Tuesday, May 25, 2010

Drafting, pt. 7

Time: 10:27 a.m.
Music: "Sparks" | Tim and Sam's Tim and the Sam Band with Tim and Sam
Mood: distanced


Being that these notes are so linked to my process in writing a book, I am depressed rather than upset with myself that the date between posts is so long. It means that it is has been over a month since I had any real time to pay any close attention to revision.

I've said earlier that sitting and writing involves a lot of self-manipulation. First drafts are easier because the only real hope is that you'll get an idea or at least an image out of the nomadic scribble. Revisions have a lot more at stake. You're faced with the decision that it's either worth it or it's not.

A friend of mine recently lost a leg in a motorcycle accident. The first time N and I visited him, we were nervous. Would he be tethered to a chair, drooling with pain killers? Would comments like what's the point fall out of the ethered silence? Rather, he bounded out on his crutches faster and fitter than I'd ever seen him. He'd barely slowed down before expertly leading the charge into a hug, the confident weight of which was joyous, and not, 'please keep me from falling.'

He knew what our gluey surprised eyes were asking, and he said: You either give up, or you don't. And why would you give up?

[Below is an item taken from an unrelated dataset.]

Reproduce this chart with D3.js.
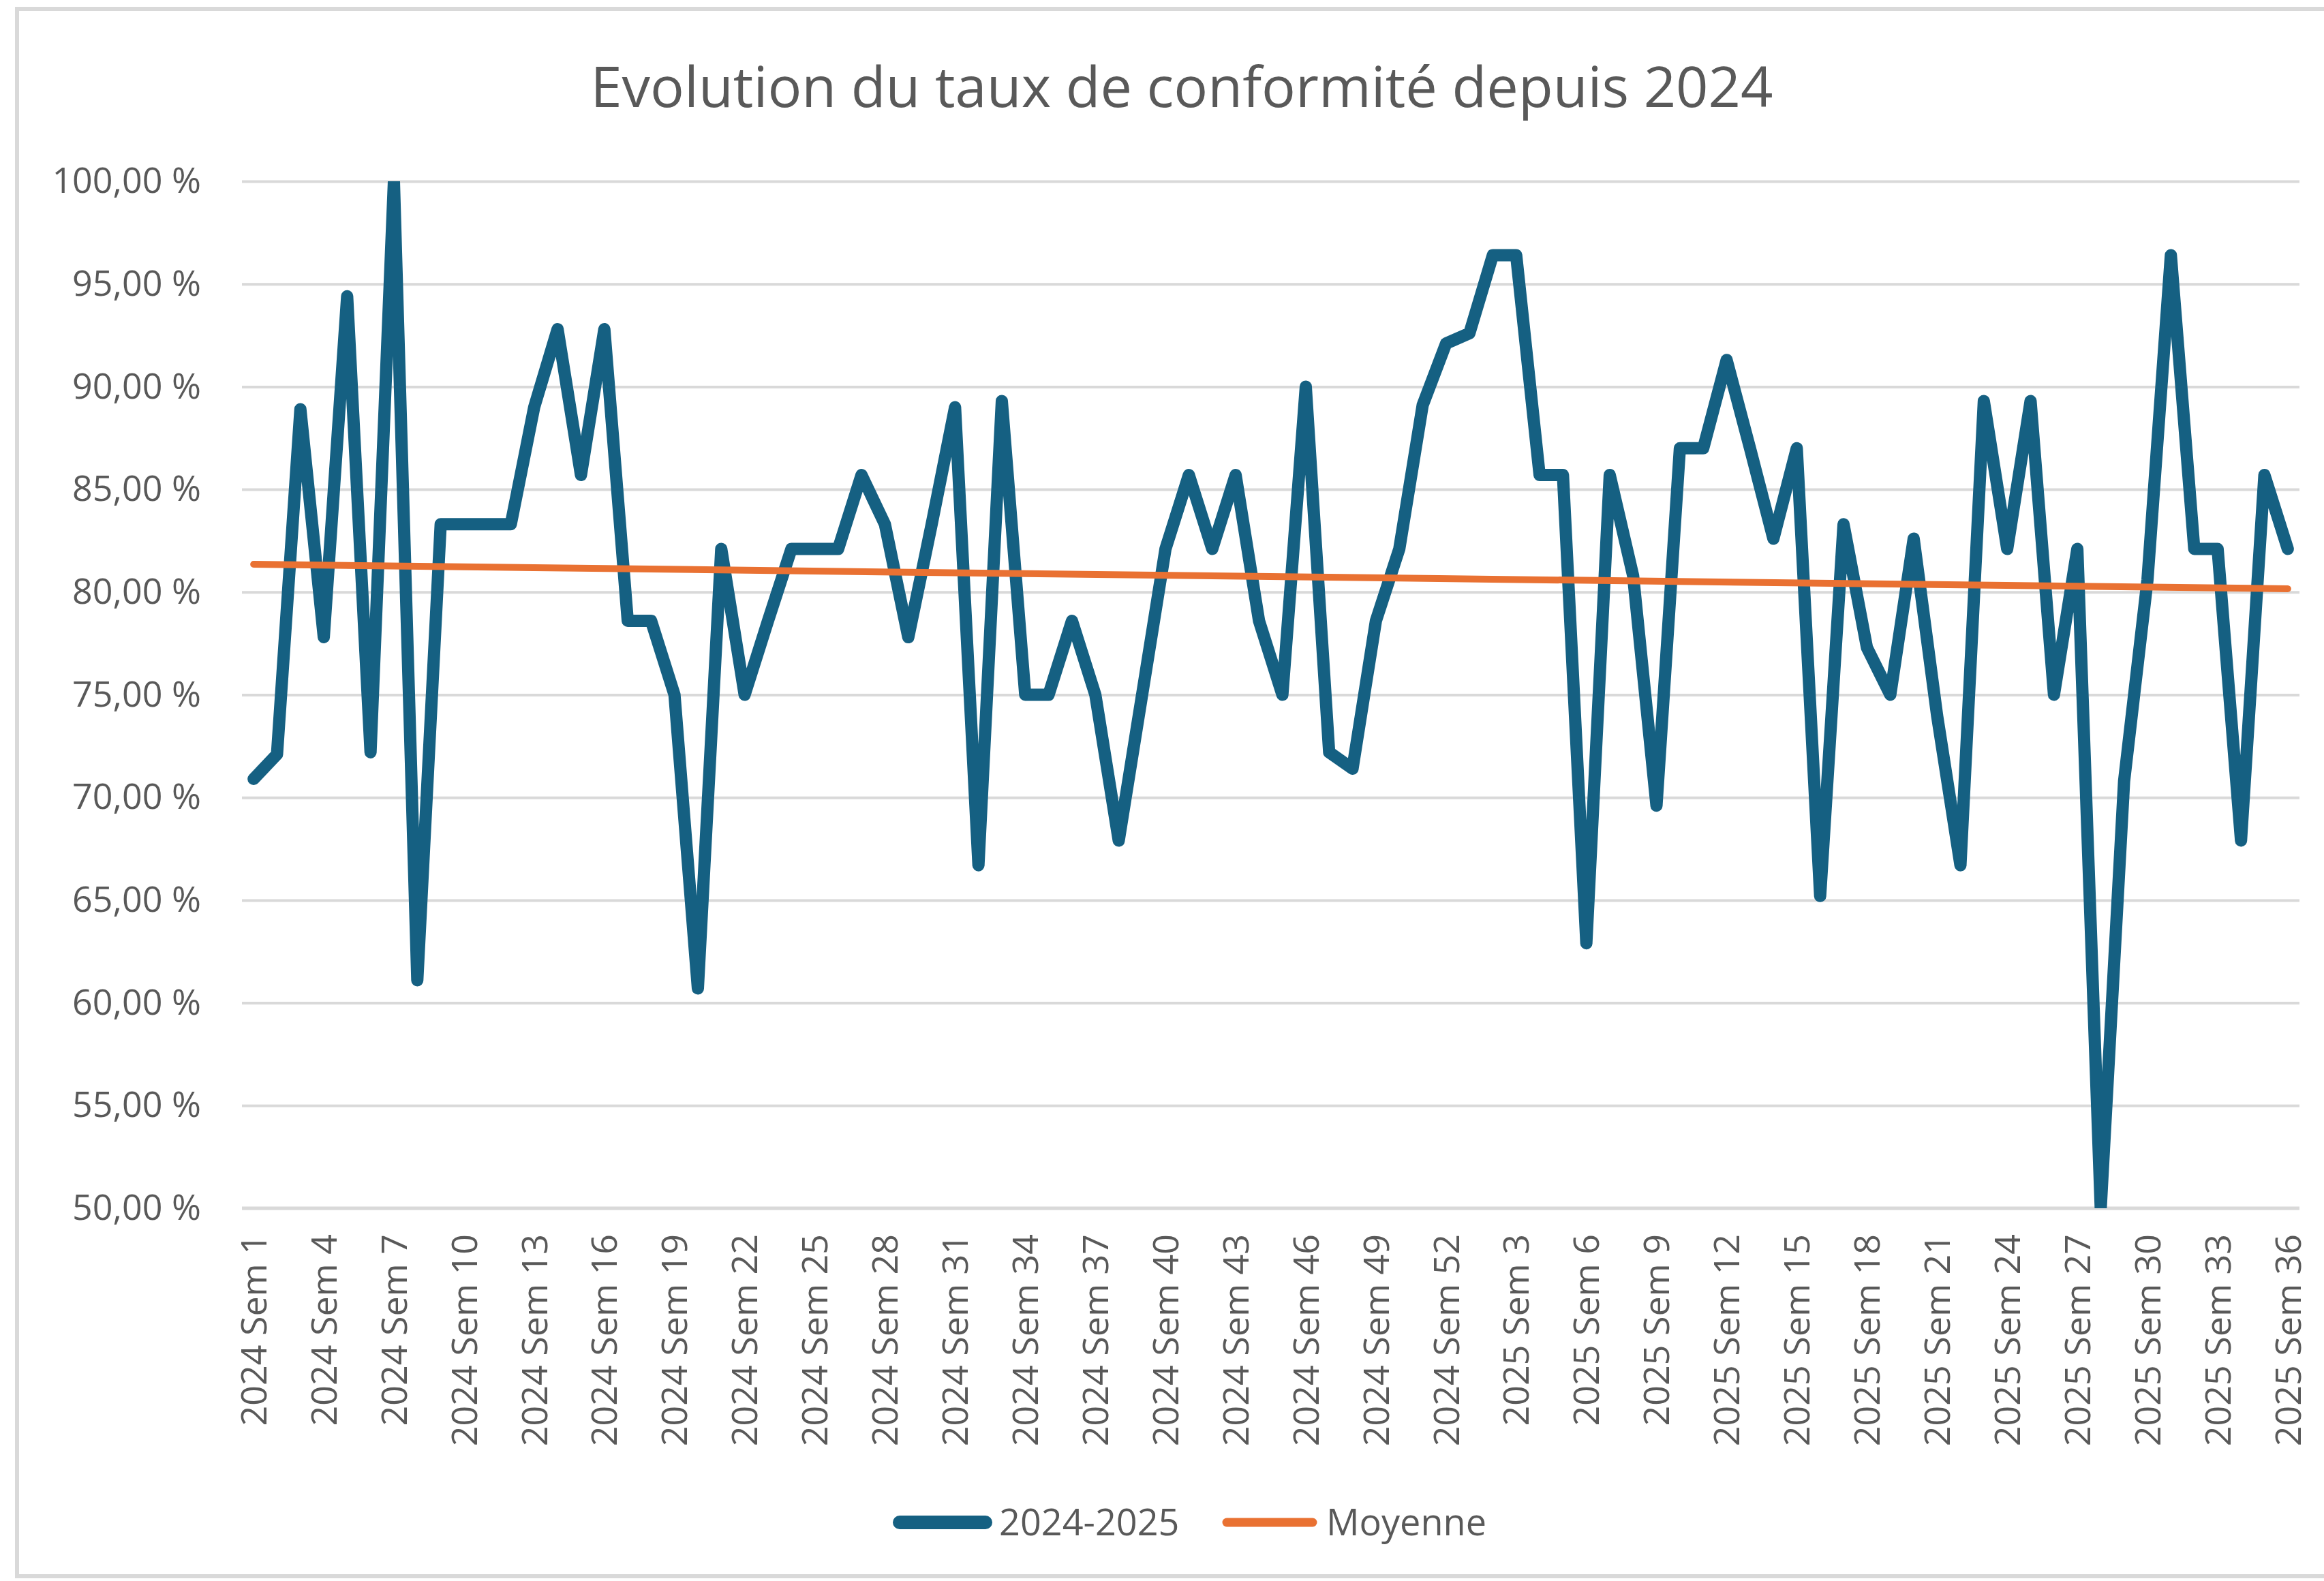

It seems simplistic at first, almost cheesy even, like some re-hashing of Shawshank. But I've been reading Albert Camus' "The Myth of Sisyphus"--an essay solely concerned with the absurdity of living and the oddly logical path of suicide. In a sense, asking why would you give up is the only important question, and if I could say this without sounding cleverly cliche, the yes to continuing is already coiled inside that fetal query, an embryonic intuition that will become an idea, then an image, then something we can't live without.

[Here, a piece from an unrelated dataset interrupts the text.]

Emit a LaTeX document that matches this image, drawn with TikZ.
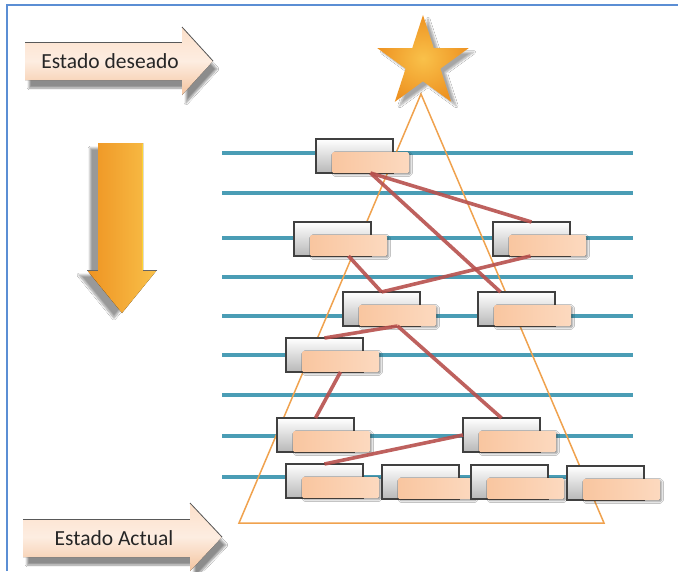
\documentclass[tikz,border=0pt]{standalone}
\usepackage{fontspec}
\setmainfont{Carlito}
\usetikzlibrary{shapes.geometric,shadows.blur}

\definecolor{frameblue}{HTML}{5B8ED4}
\definecolor{rowteal}{HTML}{4A9DB5}
\definecolor{treeorange}{HTML}{F0A24E}
\definecolor{linkred}{HTML}{B8504D}
\definecolor{peachA}{HTML}{F9C6A0}
\definecolor{peachB}{HTML}{FCD9BF}
\definecolor{starA}{HTML}{F9C14A}
\definecolor{starB}{HTML}{EE9322}
\definecolor{bandTop}{HTML}{FCE0CA}
\definecolor{bandMid}{HTML}{FDEDE1}
\definecolor{bandBot}{HTML}{F4C49F}

\tikzset{
  slot/.style={draw=black!75, line width=1.1pt, top color=white, bottom color=black!28,
    minimum width=77pt, minimum height=34pt, inner sep=0pt, outer sep=0pt, anchor=north west},
  tag/.style={rounded corners=1.5pt, left color=peachA, right color=peachB,
    minimum width=77pt, minimum height=21pt, inner sep=0pt, outer sep=0pt, anchor=north west,
    blur shadow={shadow xshift=1.5pt, shadow yshift=-1.5pt, shadow opacity=45, shadow blur steps=4}},
  link/.style={draw=linkred, line width=3.6pt, opacity=.9},
  row/.style={draw=rowteal, line width=3.2pt},
  arrowtxt/.style={font=\fontsize{21.5}{25}\selectfont, text=black!85, inner sep=0pt},
  band/.style={top color=bandTop, bottom color=bandBot, middle color=bandMid,
    blur shadow={shadow xshift=4pt, shadow yshift=-8pt, shadow opacity=45, shadow blur steps=8}},
}

% grey slot with its peach tag
\newcommand\slotpair[3]{%
  \node[slot] (b#1) at (#2,#3) {};
  \node[tag] (p#1) at ([xshift=16pt,yshift=-13pt]b#1.north west) {};}

\begin{document}
\begin{tikzpicture}[x=1pt,y=-1pt]
\useasboundingbox (0,0) rectangle (678,571);
\fill[white] (0,0) rectangle (678,571);

% frame
\draw[frameblue, line width=2.5pt] (7,571) -- (7,5) -- (678,5);

% levels
\foreach \yy in {153,193,238,277,316,355,395,436,477}
  \draw[row] (222,\yy) -- (633,\yy);

% tree outline
\coordinate (apex) at (421,94);
\coordinate (baseL) at (239,523);
\coordinate (baseR) at (604,523);
\draw[treeorange, line width=1.5pt, line join=miter] (apex) -- (baseR) -- (baseL) -- cycle;

% star
\node[star, star points=5, star point ratio=2.618, minimum size=96pt, inner sep=0pt,
      shading=radial, inner color=starA, outer color=starB,
      blur shadow={shadow xshift=5pt, shadow yshift=-4pt, shadow opacity=35, shadow blur steps=6}]
      (topstar) at (423,63) {};

% slots
\slotpair{1}{316}{139}
\slotpair{2}{294}{222}
\slotpair{3}{493}{222}
\slotpair{4}{343}{292}
\slotpair{5}{478}{292}
\slotpair{6}{286}{338}
\slotpair{7}{277}{418}
\slotpair{8}{463}{418}
\slotpair{9}{286}{464}
\slotpair{10}{382}{465}
\slotpair{11}{471}{465}
\slotpair{12}{567}{466}

% links between slots
\draw[link] (p1.south) -- (b3.north);
\draw[link] (p1.south) -- ([xshift=-16pt]b5.north);
\draw[link] (p2.south) -- (b4.north);
\draw[link] ([xshift=-17pt]p3.south) -- (b4.north);
\draw[link] (p4.south) -- (b6.north);
\draw[link] (p4.south) -- (b8.north);
\draw[link] (p6.south) -- (b7.north);
\draw[link] (b8.west) -- (b9.north);

% direction arrow
\fill[left color=starB, right color=starA,
      blur shadow={shadow xshift=-8pt, shadow yshift=-5pt, shadow opacity=40, shadow blur steps=8}]
  (98,143) -- (143,143) -- (143,270) -- (157,270) -- (122,313) -- (87,270) -- (98,270) -- cycle;
\draw[starA!70!yellow, line width=1.5pt] (142.5,144) -- (142.5,270);
\draw[black!60, line width=0.8pt] (87,270) -- (98,270);
\draw[black!60, line width=0.8pt] (143,270) -- (157,270);

% state arrows
\fill[band] (25,42) -- (182,42) -- (182,27) -- (213,61) -- (182,95) -- (182,80) -- (25,80) -- cycle;
\draw[black!65, line width=0.8pt] (25,42) -- (182,42);
\draw[black!65, line width=0.8pt] (182,27) -- (213,61);
\node[arrowtxt] (deseado) at (110,61) {Estado deseado};

\fill[band] (23,519) -- (190,519) -- (190,503) -- (222,537) -- (190,571) -- (190,557) -- (23,557) -- cycle;
\draw[black!65, line width=0.8pt] (23,519) -- (190,519);
\draw[black!65, line width=0.8pt] (190,503) -- (222,537);
\node[arrowtxt] (actual) at (114,538) {Estado Actual};
\end{tikzpicture}
\end{document}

So: my revisions leaned on a crutch this morning. It is small, but at least it is a yes, and so, for what it's worth: [from Chapter 1, in a section about being a paperboy at age 6]

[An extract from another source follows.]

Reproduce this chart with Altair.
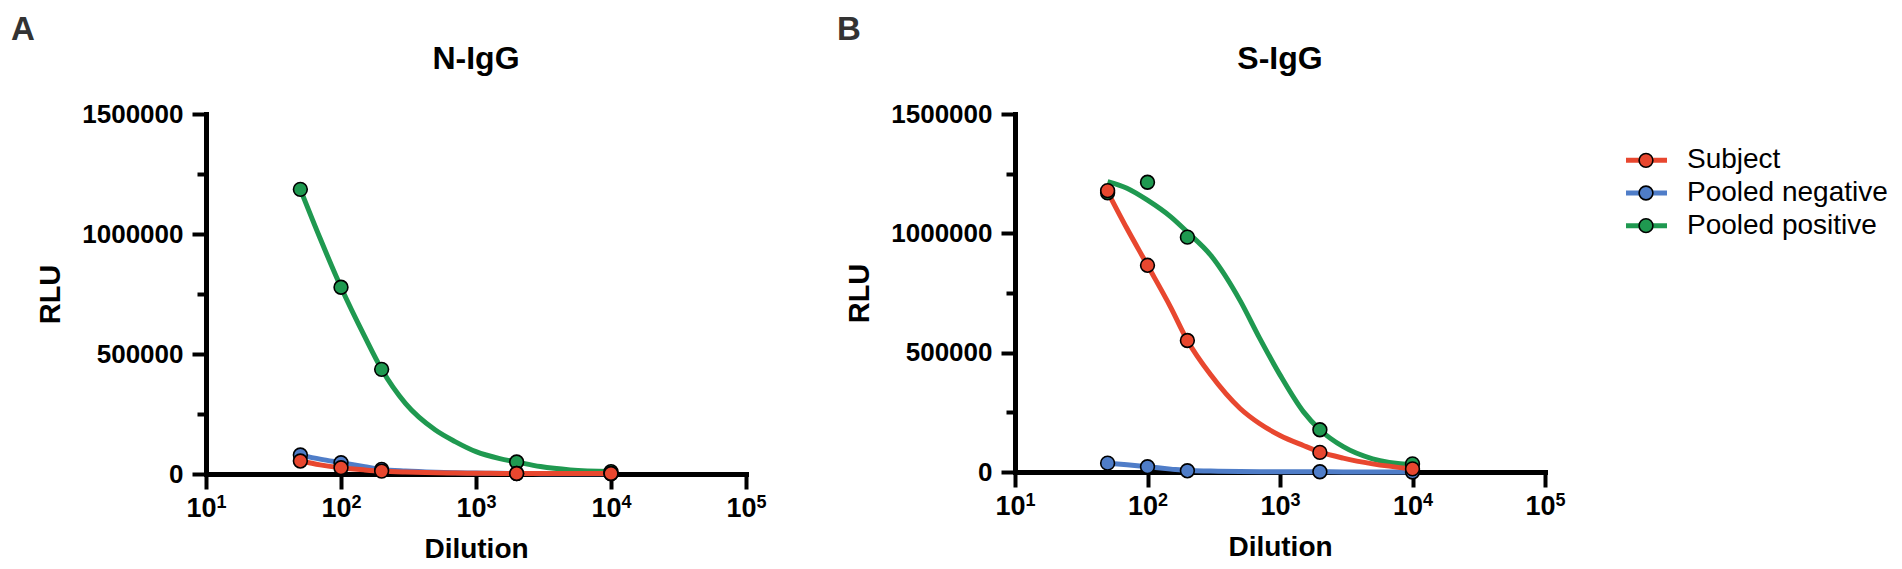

I am terrified of knocking on doors. When anyone answers, their faces always suggest that they don’t owe me anything. We didn’t sign up for this part of the deal it looks like. Sometimes I stand on the steps for ten minutes, my hand raised but motionless. When I knock it feels like a kind of unwanted divination—that I’m always interrupting something grave. I listen for movement, for the placing, or dropping of something metallic, a click like hitting a pause button, and hear the muted slap of slippers on linoleum onto the stunted shag of the living room, getting closer, closer. On the occasions when no one answers, I think that it is my fault. It is as if they are waiting for the right person to call them back to the world, but it will never be the one who brings them the news. Still, when I hear no sound from the other side, a great weight leaves my chest. I run down and hop on my scooter before they realize that perhaps that noise that was haunting them was someone knocking.